Tenemos la obligación de no olvidar lo que fue esa experiencia histórica y de conmemorar siempre el 14 de abril, pero debemos mirar hacia el futuro. La memoria histórica es fundamental mantenerla, pero la III República solo la alcanzaremos mediante la acción política.
Lamentablemente, la izquierda parlamentaria no quiere la República, aunque pueda hacer referencia a ella en sus programas como un guiño electoral a un sector de votantes, pero desde la nefasta Transición, esa izquierda oficial, institucional o parlamentaria, o como queramos llamarla, apostó por la monarquía.
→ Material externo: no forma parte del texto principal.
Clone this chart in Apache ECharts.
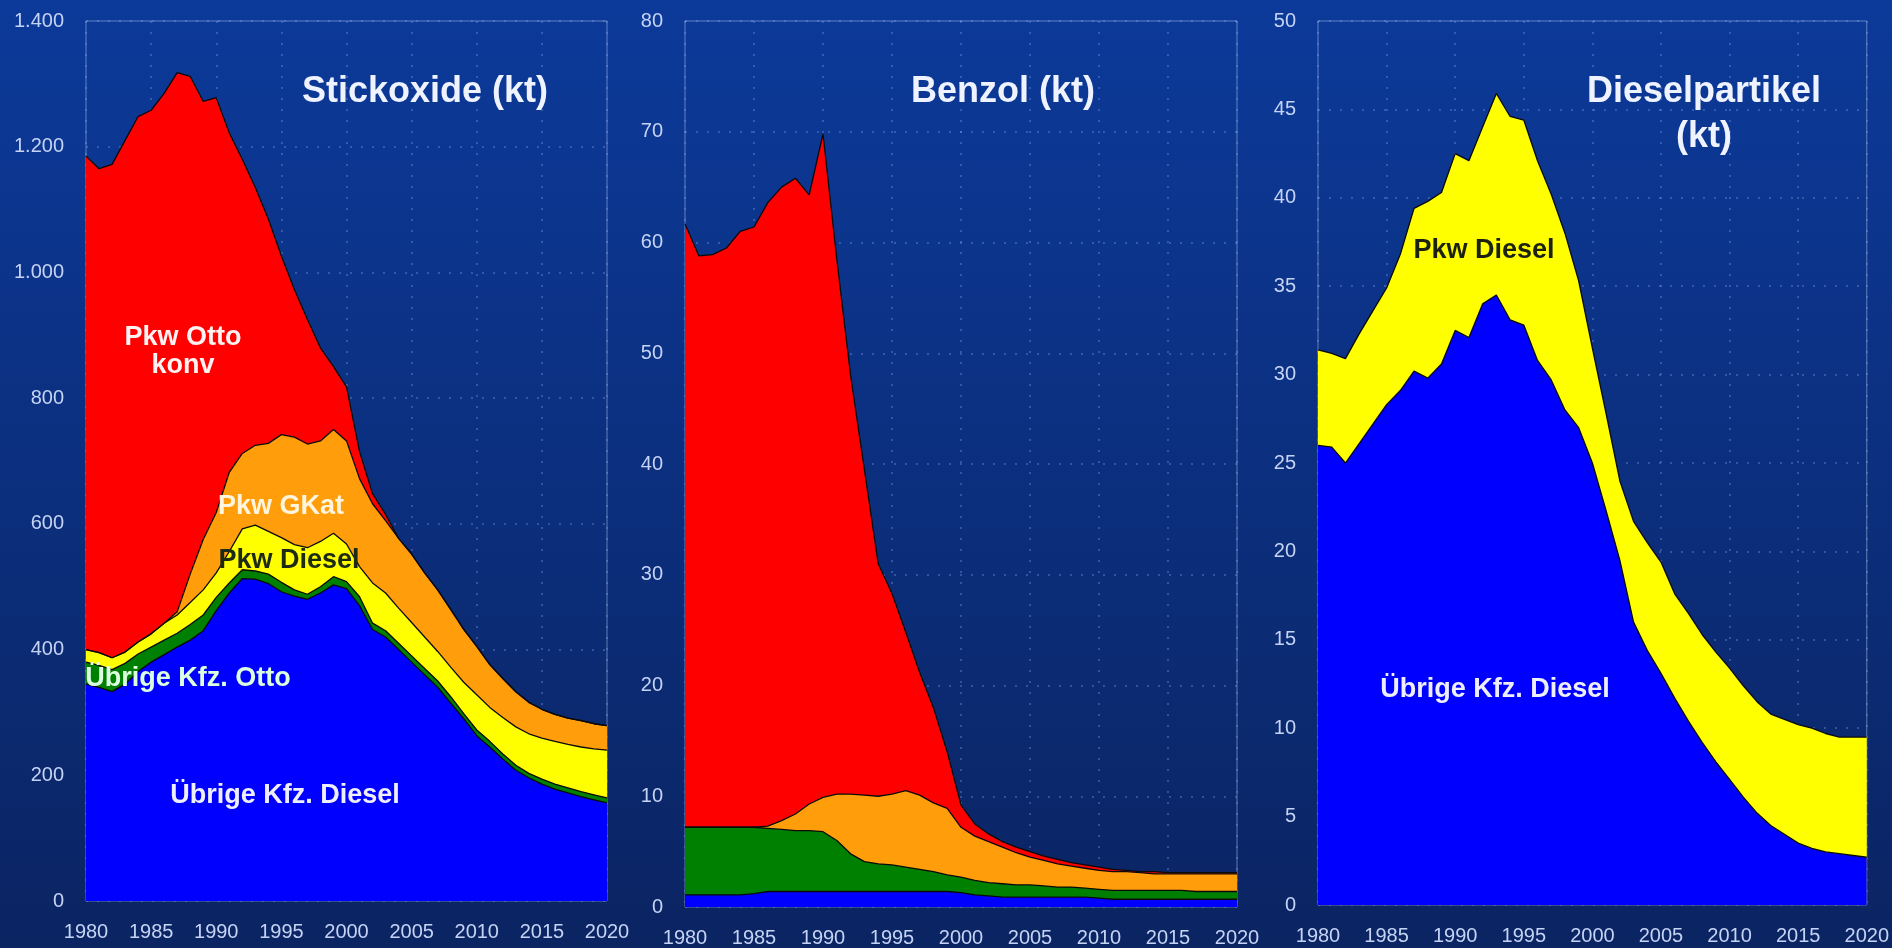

Existe evidentemente un sentimiento republicano entre los sectores populares, pero cuando se ha expresado en la calle, cuando se ha hecho visible, como ocurrió en los momentos de la abdicación de Juan Carlos I, esa izquierda ha actuado como bombero de la derecha para sofocar el incendio republicano que amenazaba con derribar el tinglado del régimen del 78.
El resultado es la perpetuación de un régimen corrupto, de una monarquía que está al servicio de una oligarquía cuyos intereses son antagónicos con respecto a los de las clases populares. El problema no tiene que ver con las personas que ocupan el trono (aunque los niveles delictivos del denominado Emérito son difíciles de superar), sino con la esencia del régimen. La Constitución de 1978 y todo el aparato institucional del Estado son la expresión del dominio político de unas clases sociales, de un bloque de poder hegemonizado por la oligarquía financiera. Mientras se mantengan la monarquía, la Constitución y el aparato estatal, es absolutamente imposible solucionar los graves problemas de nuestro país.
Y no debe quedar ninguna duda sobre la necesidad de una República Popular y Federativa como etapa anterior al socialismo. Porque si bien es cierto que el nivel de desarrollo de las fuerzas productivas en España permite el paso al socialismo, las condiciones políticas objetivas y subjetivas lo hacen inviable.
La despolitización, la falta de conciencia de clase, el abrumador dominio de la ideología y la cultura burguesa entre las clases populares, el consumismo y el individualismo son los elementos que conforman la ideología de la mayor parte de los trabajadores. La clase obrera no cuestiona el capitalismo. En estas circunstancias, los objetivos reivindicativos de las clases populares no trascienden el marco de las relaciones de producción capitalistas, pero sí rebasan el actual régimen político. La defensa de los servicios públicos, la soberanía nacional, la transformación del sistema educativo, la reforma eclesiástica, la reindustrialización, la solución de la cuestión nacional, etc., necesitan para su concreción práctica de un modelo político republicano popular, pero no socialista.
Lo que debemos discutir es el modo en que se articulan las alianzas políticas para alcanzarla III República y el contenido económico, social y político que tendrá el nuevo régimen. Plantearse la posibilidad de una República socialista en las actuales circunstancias es aislarse completamente de las masas y dedicarse a estériles disquisiciones ajenas a la realidad.